Running thermald alongside TLP or auto-cpufreq can cause conflicts, especially for CPU frequency control. thermald focuses on thermal zones and cooling, while TLP/auto-cpufreq handle CPU frequency. In practice, thermald + TLP can coexist if you disable CPU scaling in TLP (CPU_SCALING_GOVERNOR_ON_AC=keep). auto-cpufreq should NOT be combined with other CPU frequency tools.
Does thermal management work in virtual machines?
No. VMs do not have direct access to hardware thermal sensors or CPU frequency controls.
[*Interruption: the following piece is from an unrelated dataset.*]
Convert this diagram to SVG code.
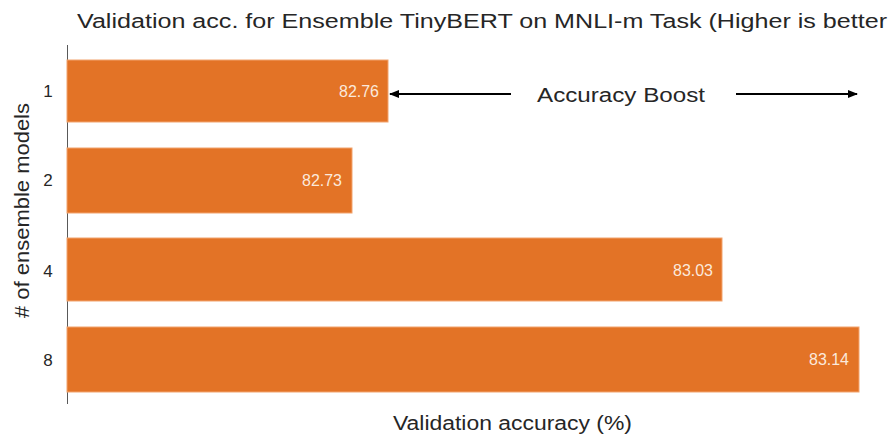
<svg xmlns="http://www.w3.org/2000/svg" width="891" height="434" viewBox="0 0 891 434">
<style>
text{font-family:"Liberation Sans","DejaVu Sans",sans-serif;fill:#262626}
.bar{fill:#E37326;stroke:#F2A46E;stroke-width:1}
.val{fill:#FBE9DC;font-size:16px;text-anchor:end}
.tick{font-size:17px;text-anchor:middle}
.conn{stroke:#000;stroke-width:2;fill:none}
</style>
<defs>
<marker id="ah" viewBox="0 0 10 10" refX="9" refY="5" markerWidth="5" markerHeight="5" orient="auto-start-reverse" markerUnits="strokeWidth">
<path d="M0,1 L10,5 L0,9 z" fill="#000"/>
</marker>
</defs>
<rect width="891" height="434" fill="#fff"/>
<text x="77" y="28" font-size="20" textLength="810" lengthAdjust="spacingAndGlyphs">Validation acc. for Ensemble TinyBERT on MNLI-m Task (Higher is better</text>
<line x1="67.5" y1="45" x2="67.5" y2="404" stroke="#595959" stroke-width="1"/>
<g id="bar1"><rect class="bar" x="67" y="60" width="321" height="62"/><text class="val" x="379" y="97" textLength="40" lengthAdjust="spacingAndGlyphs">82.76</text><text class="tick" x="48" y="97">1</text></g>
<g id="bar2"><rect class="bar" x="67" y="148" width="285" height="65"/><text class="val" x="342" y="186" textLength="40" lengthAdjust="spacingAndGlyphs">82.73</text><text class="tick" x="48" y="186">2</text></g>
<g id="bar4"><rect class="bar" x="67" y="238" width="655" height="63"/><text class="val" x="713" y="276" textLength="40" lengthAdjust="spacingAndGlyphs">83.03</text><text class="tick" x="48" y="277">4</text></g>
<g id="bar8"><rect class="bar" x="67" y="327" width="792" height="65"/><text class="val" x="849" y="365" textLength="40" lengthAdjust="spacingAndGlyphs">83.14</text><text class="tick" x="48" y="366">8</text></g>
<g id="boost"><text x="537" y="102" font-size="20" textLength="168" lengthAdjust="spacingAndGlyphs">Accuracy Boost</text></g>
<g id="connectors">
<line class="conn" x1="511" y1="94" x2="390" y2="94" marker-end="url(#ah)"/>
<line class="conn" x1="736" y1="94" x2="857" y2="94" marker-end="url(#ah)"/>
</g>
<text x="393" y="430" font-size="20" textLength="239" lengthAdjust="spacingAndGlyphs">Validation accuracy (%)</text>
<text transform="translate(29,318) rotate(-90)" font-size="20" textLength="215" lengthAdjust="spacingAndGlyphs"># of ensemble models</text>
</svg>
The hypervisor manages thermal behavior. You can still use TLP inside a VM for disk and network power management, but CPU frequency controls are delegated to the host.
How do I detect thermal throttling?
Check dmesg for throttling messages: dmesg | grep -i "thermal\|throttl". On Intel CPUs, the therm_throt kernel module logs throttling events. You can also monitor via MSR registers: rdmsr -p 0 0x1b1 shows thermal status. Persistent throttling indicates insufficient cooling — clean fans, improve airflow, or lower workload intensity.
Is auto-cpufreq safe for production servers?
auto-cpufreq is designed for safety — it only adjusts CPU frequency within hardware-defined limits. However, on production servers where consistent performance is critical, you may want to use the performance governor instead of automatic scaling. The tool is more suited to home labs and edge deployments than high-throughput production workloads.
What temperature should trigger action?
Intel and AMD CPUs are rated for 100°C TJmax. Conservative thresholds: 70°C for warning, 80°C for aggressive cooling, 85°C for CPU frequency reduction. thermald defaults to these ranges. For servers with adequate cooling, aim to keep sustained temperatures below 65°C for maximum component longevity.
Do these tools work on ARM/SBC platforms?
TLP and auto-cpufreq work on ARM platforms (Raspberry Pi, Orange Pi) for CPU frequency management. thermald has limited ARM support — it works best on Intel hardware with RAPL and PowerClamp. On Raspberry Pi, the built-in raspi-config overclocking settings and the vcgencmd temperature command provide platform-specific thermal management.